#### Aim of the task:
Answer with nothing except the number of lines that contain the word "matplotlib".

#### Information provided:
┄┄┄┄┄┄

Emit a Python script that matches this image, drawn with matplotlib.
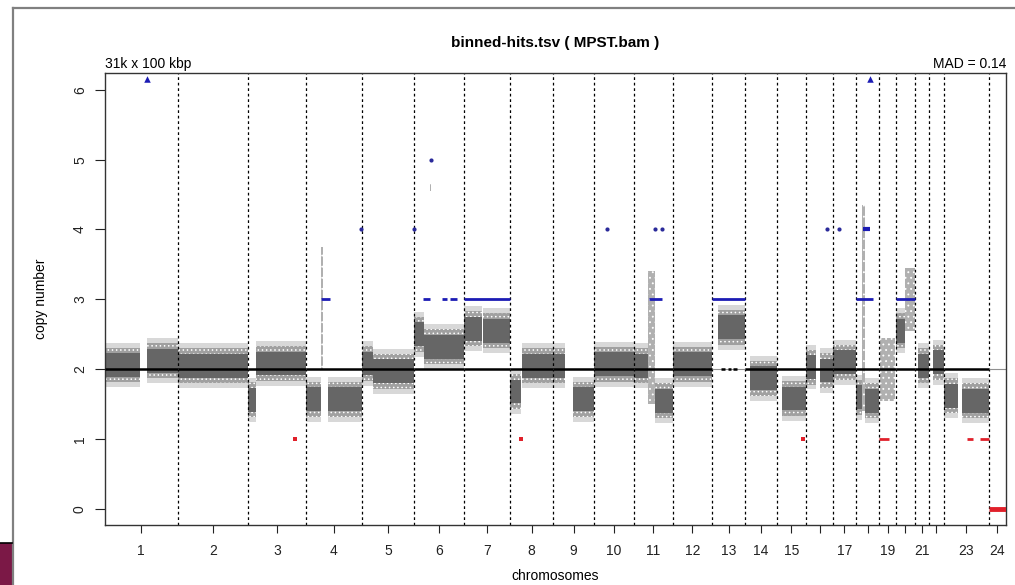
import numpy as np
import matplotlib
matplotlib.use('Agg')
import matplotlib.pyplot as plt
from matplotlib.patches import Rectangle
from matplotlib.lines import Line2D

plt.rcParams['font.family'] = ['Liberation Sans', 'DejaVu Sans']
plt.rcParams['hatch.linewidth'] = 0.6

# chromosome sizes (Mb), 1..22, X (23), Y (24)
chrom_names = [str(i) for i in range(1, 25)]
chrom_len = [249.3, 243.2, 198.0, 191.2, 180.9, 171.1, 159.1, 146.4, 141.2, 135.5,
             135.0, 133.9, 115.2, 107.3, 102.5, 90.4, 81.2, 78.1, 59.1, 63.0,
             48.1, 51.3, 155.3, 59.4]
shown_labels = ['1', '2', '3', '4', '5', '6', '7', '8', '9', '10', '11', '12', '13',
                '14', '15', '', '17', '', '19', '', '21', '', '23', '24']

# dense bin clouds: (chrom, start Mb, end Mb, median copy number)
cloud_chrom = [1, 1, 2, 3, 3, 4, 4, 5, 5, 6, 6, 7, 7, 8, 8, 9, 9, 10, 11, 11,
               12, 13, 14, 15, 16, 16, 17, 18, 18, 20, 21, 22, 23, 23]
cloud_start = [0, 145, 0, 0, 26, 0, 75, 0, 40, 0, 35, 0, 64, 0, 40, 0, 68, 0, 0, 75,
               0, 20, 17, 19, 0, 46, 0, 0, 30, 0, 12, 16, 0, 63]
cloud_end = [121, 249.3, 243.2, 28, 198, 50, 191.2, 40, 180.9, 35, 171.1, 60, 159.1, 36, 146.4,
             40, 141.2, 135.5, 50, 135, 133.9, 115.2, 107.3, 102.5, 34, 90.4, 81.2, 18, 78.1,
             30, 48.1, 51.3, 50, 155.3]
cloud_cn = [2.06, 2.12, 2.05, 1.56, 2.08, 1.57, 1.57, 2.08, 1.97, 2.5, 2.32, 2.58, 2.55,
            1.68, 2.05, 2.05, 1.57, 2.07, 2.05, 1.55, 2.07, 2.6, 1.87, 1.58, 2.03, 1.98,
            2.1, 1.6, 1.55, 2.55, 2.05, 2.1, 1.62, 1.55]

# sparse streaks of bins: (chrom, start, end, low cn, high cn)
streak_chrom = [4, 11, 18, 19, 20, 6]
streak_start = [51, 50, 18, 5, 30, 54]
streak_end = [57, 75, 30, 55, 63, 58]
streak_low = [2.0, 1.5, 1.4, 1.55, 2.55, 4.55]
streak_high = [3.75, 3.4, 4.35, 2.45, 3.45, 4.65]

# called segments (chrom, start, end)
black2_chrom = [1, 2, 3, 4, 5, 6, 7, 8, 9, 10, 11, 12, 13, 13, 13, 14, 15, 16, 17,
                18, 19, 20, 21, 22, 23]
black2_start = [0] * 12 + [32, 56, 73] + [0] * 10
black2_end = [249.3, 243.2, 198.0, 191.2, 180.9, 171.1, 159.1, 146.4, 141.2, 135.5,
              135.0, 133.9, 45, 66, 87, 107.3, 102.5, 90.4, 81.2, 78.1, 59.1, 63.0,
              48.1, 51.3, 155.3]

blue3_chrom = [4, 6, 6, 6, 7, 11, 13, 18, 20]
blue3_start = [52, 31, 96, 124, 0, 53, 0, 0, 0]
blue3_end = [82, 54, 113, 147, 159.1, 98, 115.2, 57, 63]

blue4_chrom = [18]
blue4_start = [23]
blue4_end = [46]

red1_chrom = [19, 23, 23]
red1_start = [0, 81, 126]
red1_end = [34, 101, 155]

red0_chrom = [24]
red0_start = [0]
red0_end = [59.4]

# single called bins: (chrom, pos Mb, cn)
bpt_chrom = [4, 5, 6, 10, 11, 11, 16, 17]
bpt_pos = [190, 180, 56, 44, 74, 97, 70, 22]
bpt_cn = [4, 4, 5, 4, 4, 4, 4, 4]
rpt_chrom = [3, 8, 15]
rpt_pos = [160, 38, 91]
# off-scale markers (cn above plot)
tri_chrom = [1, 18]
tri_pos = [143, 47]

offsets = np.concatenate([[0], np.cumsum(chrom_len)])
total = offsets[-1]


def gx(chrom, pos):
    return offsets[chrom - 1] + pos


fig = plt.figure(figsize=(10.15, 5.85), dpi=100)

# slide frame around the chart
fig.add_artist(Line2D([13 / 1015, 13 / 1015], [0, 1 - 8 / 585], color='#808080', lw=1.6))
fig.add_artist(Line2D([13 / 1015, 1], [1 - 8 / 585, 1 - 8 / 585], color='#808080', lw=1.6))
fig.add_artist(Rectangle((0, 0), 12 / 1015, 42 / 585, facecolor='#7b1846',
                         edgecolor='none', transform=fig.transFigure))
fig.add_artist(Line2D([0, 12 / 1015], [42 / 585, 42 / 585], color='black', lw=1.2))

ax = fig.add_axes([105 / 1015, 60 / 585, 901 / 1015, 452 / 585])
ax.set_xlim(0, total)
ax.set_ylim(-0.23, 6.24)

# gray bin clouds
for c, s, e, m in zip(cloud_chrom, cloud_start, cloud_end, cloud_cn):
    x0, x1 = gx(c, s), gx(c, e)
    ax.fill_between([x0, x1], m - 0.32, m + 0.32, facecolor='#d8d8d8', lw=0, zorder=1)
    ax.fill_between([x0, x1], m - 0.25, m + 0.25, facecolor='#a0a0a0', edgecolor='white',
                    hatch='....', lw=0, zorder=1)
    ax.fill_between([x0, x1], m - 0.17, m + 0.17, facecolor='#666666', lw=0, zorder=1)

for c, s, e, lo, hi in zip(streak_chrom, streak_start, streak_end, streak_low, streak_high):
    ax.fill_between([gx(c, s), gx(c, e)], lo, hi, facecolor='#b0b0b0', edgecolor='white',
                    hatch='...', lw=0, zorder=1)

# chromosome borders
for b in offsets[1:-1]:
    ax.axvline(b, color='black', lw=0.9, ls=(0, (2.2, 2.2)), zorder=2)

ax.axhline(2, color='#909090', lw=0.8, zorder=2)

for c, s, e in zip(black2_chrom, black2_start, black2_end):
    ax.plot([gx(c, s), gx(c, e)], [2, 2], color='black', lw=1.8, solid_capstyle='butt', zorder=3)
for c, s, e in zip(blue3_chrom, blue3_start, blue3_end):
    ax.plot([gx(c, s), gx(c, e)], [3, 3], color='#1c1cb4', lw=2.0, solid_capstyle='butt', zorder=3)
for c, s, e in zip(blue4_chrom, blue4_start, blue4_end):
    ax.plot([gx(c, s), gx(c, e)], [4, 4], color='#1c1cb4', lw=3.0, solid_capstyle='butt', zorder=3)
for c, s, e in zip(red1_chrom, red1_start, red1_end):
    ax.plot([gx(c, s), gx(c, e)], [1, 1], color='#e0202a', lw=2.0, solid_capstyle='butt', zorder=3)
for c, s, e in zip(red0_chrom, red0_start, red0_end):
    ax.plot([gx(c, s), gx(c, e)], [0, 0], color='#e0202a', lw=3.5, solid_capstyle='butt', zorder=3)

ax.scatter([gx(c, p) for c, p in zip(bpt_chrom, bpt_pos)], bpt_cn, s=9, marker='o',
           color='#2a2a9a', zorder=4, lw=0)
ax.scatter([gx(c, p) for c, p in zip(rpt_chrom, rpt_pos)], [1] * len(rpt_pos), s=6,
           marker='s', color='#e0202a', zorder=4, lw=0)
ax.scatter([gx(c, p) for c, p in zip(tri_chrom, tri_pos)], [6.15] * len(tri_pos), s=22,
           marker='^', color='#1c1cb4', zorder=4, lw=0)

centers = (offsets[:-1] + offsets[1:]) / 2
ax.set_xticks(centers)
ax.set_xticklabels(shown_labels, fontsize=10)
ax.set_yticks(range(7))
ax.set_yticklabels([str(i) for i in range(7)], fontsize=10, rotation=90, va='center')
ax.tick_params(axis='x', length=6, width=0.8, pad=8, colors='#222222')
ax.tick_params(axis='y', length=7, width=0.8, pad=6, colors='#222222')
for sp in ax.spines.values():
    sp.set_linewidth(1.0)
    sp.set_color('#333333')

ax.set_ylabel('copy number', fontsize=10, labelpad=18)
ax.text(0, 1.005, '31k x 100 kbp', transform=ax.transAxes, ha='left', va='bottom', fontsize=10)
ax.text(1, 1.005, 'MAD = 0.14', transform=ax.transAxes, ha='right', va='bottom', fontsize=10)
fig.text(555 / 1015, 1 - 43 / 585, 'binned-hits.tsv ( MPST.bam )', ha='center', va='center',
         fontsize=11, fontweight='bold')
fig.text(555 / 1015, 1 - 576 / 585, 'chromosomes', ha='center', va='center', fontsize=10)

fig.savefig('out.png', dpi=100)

┄┄┄┄┄┄

#### Task output:
6